Cette approche ouvre tous « les champs des possibles » : « À partir de ma situation d'aujourd'hui, je m'octroie la liberté d'envisager ce que j'aimerais pour ma société demain. Même si mon contexte est, a priori, négatif. En stratégie d'entreprise, nous travaillons justement sur la notion de rêve : "Comment moi, chef d'exploitation, je me vois demain ? Qu'est-ce que j'aimerais mettre en place ? Je m'accorde le droit de tracer un profil de ce que je veux, et même un idéal. La stratégie, c'est de se donner des ouvertures, des outils pour voir où on peut aller, quels moyens et quelles compétences on peut déployer pour atteindre ces objectifs, et de quel accompagnement nous avonsréellement besoin. » L'approche stratégique est d'autant plus importante dans le cas où on envisage une cession-transmission-reprise d'entreprise, par exemple si on part à la retraite sans successeur pressenti. La rentabilité effectiveapporte de la valeur à l'établissement et des perspectives d'évolution. Dans le cas contraire, la situation peu engageante fera fuir un éventuel repreneur.

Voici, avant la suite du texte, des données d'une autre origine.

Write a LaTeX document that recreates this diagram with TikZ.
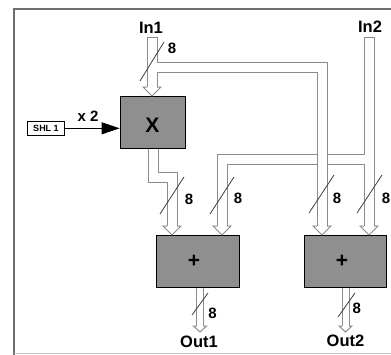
\documentclass[tikz,border=0pt]{standalone}
\usepackage{fontspec}
\setmainfont{Liberation Sans}
\usetikzlibrary{arrows.meta,calc}
\definecolor{busgray}{RGB}{140,140,140}
\definecolor{boxgray}{RGB}{143,143,143}
\definecolor{framegray}{RGB}{110,110,110}
\definecolor{slashgray}{RGB}{60,60,60}
\newcommand\bigbushead[1]{%
  \fill[white] ($(#1)+(-9,-9)$) -- (#1) -- ($(#1)+(9,-9)$) -- cycle;
  \draw[busgray,line width=1pt,line join=miter] ($(#1)+(-5,-9)$) -- ($(#1)+(-9,-9)$) -- (#1) -- ($(#1)+(9,-9)$) -- ($(#1)+(5,-9)$);}
\newcommand\smallbushead[1]{%
  \fill[white] ($(#1)+(-6.5,-6)$) -- (#1) -- ($(#1)+(6.5,-6)$) -- cycle;
  \draw[busgray,line width=1pt,line join=miter] ($(#1)+(-3.5,-6)$) -- ($(#1)+(-6.5,-6)$) -- (#1) -- ($(#1)+(6.5,-6)$) -- ($(#1)+(3.5,-6)$);}
\begin{document}
\begin{tikzpicture}[x=1pt,y=-1pt,
  blk/.style={draw=black,line width=0.8pt,fill=boxgray,inner sep=0pt},
  busedge/.style={draw=busgray,line width=11pt,line join=miter},
  busfill/.style={draw=white,line width=9pt,line join=miter},
  obusedge/.style={draw=busgray,line width=8pt},
  obusfill/.style={draw=white,line width=6pt},
  slash/.style={draw=slashgray,line width=0.8pt},
  lbl/.style={font=\fontsize{16.5}{16.5}\selectfont\bfseries,inner sep=0pt},
  num/.style={font=\fontsize{15}{15}\selectfont\bfseries,inner sep=0pt},
  sym/.style={font=\fontsize{21}{21}\selectfont\bfseries,inner sep=0pt},
]
\useasboundingbox (0,0) rectangle (391,354);
% frame
\draw[framegray,line width=1.2pt] (14,360) -- (14,9) -- (400,9);
\draw[framegray!40,line width=0.6pt] (14,352.8) -- (391,352.8);

% blocks
\node[blk,minimum width=65pt,minimum height=52pt] (mul) at (152.5,122) {};
\node[blk,minimum width=83pt,minimum height=52pt] (add1) at (197.5,261) {};
\node[blk,minimum width=82pt,minimum height=52pt] (add2) at (345,261) {};
\node[sym] (mullbl) at (152.5,125) {X};
\node[sym] (add1lbl) at (194,261) {+};
\node[sym] (add2lbl) at (342,261) {+};

% shift input
\node[draw=black,line width=0.6pt,minimum width=36.6pt,minimum height=13.3pt,inner sep=0pt,
      font=\fontsize{9}{9}\selectfont\bfseries] (shl) at (46,128.3) {SHL 1};
\draw[line width=0.8pt,-{Triangle[length=18pt,width=12pt]}] (shl.east) -- (shl.east -| mul.west);
\node[font=\fontsize{15}{15}\selectfont\bfseries,inner sep=0pt] (x2) at (88,116.5) {x 2};

% coordinates of buses
\coordinate (in1cap) at (152,37);
\coordinate (in1top) at (152,38);
\coordinate (in1base) at (152,87);
\coordinate (in1tip) at (152,96);
\coordinate (br1start) at (152,67);
\coordinate (br1corner) at (322,67);
\coordinate (a2Abase) at (322,226);
\coordinate (a2Atip) at (322,235);
\coordinate (in2cap) at (369,37);
\coordinate (in2top) at (369,38);
\coordinate (a2Bbase) at (369,226);
\coordinate (a2Btip) at (369,235);
\coordinate (br2start) at (369,159);
\coordinate (br2corner) at (222,159);
\coordinate (a1Bbase) at (222,226);
\coordinate (a1Btip) at (222,235);
\coordinate (xout) at (153,148.5);
\coordinate (jog1) at (153,177);
\coordinate (jog2) at (172,177);
\coordinate (a1Abase) at (172,226);
\coordinate (a1Atip) at (172,235);
\coordinate (o1start) at (200,287.5);
\coordinate (o1base) at (200,326);
\coordinate (o1tip) at (200,332);
\coordinate (o2start) at (345.5,287.5);
\coordinate (o2base) at (345.5,326);
\coordinate (o2tip) at (345.5,332);

% In2 bus system
\draw[busedge] (in2cap) -- (a2Bbase);
\draw[busedge] (br2start) -- (br2corner) -- (a1Bbase);
\draw[busfill] (in2top) -- (a2Bbase);
\draw[busfill] (br2start) -- (br2corner) -- (a1Bbase);
% In1 bus system
\draw[busedge] (in1cap) -- (in1base);
\draw[busedge] (br1start) -- (br1corner) -- (a2Abase);
\draw[busfill] (in1top) -- (in1base);
\draw[busfill] (br1start) -- (br1corner) -- (a2Abase);
% multiplier output
\draw[busedge] (xout) -- (jog1) -- (jog2) -- (a1Abase);
\draw[busfill] (xout) -- (jog1) -- (jog2) -- (a1Abase);
% outputs
\draw[obusedge] (o1start) -- (o1base);
\draw[obusfill] (o1start) -- (o1base);
\draw[obusedge] (o2start) -- (o2base);
\draw[obusfill] (o2start) -- (o2base);

% arrow heads
\bigbushead{in1tip}
\bigbushead{a2Atip}
\bigbushead{a2Btip}
\bigbushead{a1Btip}
\bigbushead{a1Atip}
\smallbushead{o1tip}
\smallbushead{o2tip}

% width slashes
\draw[slash] (140,81) -- (164,42);
\draw[slash] (160,214) -- (184,177);
\draw[slash] (210,214) -- (234,177);
\draw[slash] (309,213) -- (334,175);
\draw[slash] (357,213) -- (382,175);
\draw[slash] (192,315) -- (208,293);
\draw[slash] (338,317) -- (355,293);

% width labels
\node[num] (n1) at (172,48.5) {8};
\node[num] (n2) at (189,199) {8};
\node[num] (n3) at (238,198) {8};
\node[num] (n4) at (337,198) {8};
\node[num] (n5) at (386,198) {8};
\node[num] (n6) at (212.5,313) {8};
\node[num] (n7) at (356.7,308) {8};

% port labels
\node[lbl] (lin1) at (151,28) {In1};
\node[lbl] (lin2) at (370,27) {In2};
\node[lbl] (lout1) at (199,342) {Out1};
\node[lbl] (lout2) at (345.5,341) {Out2};
\end{tikzpicture}
\end{document}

L'expérience actuelle du formateur, d'HPF, et de certains participants permet d'envisager des actions simples, concrètes, logiques... et de prendre le temps de s'élever. « Tous y voient plus clair. En autonomie, chacun est capable, avec si besoin un peu de conseils, de faire des choix qui lui correspondent, de réfléchir autrement, et de construire son propre bonheur », conclut Richard Laizeau, confiant !

Odile Maillard

Le remplacement de matériels et équipements se prévoit avec une réserve financière ou une capacité d'autofinancement. Les seules lignes comptables d'amortissement ne coïncident pas toujours avec la vétusté réelle.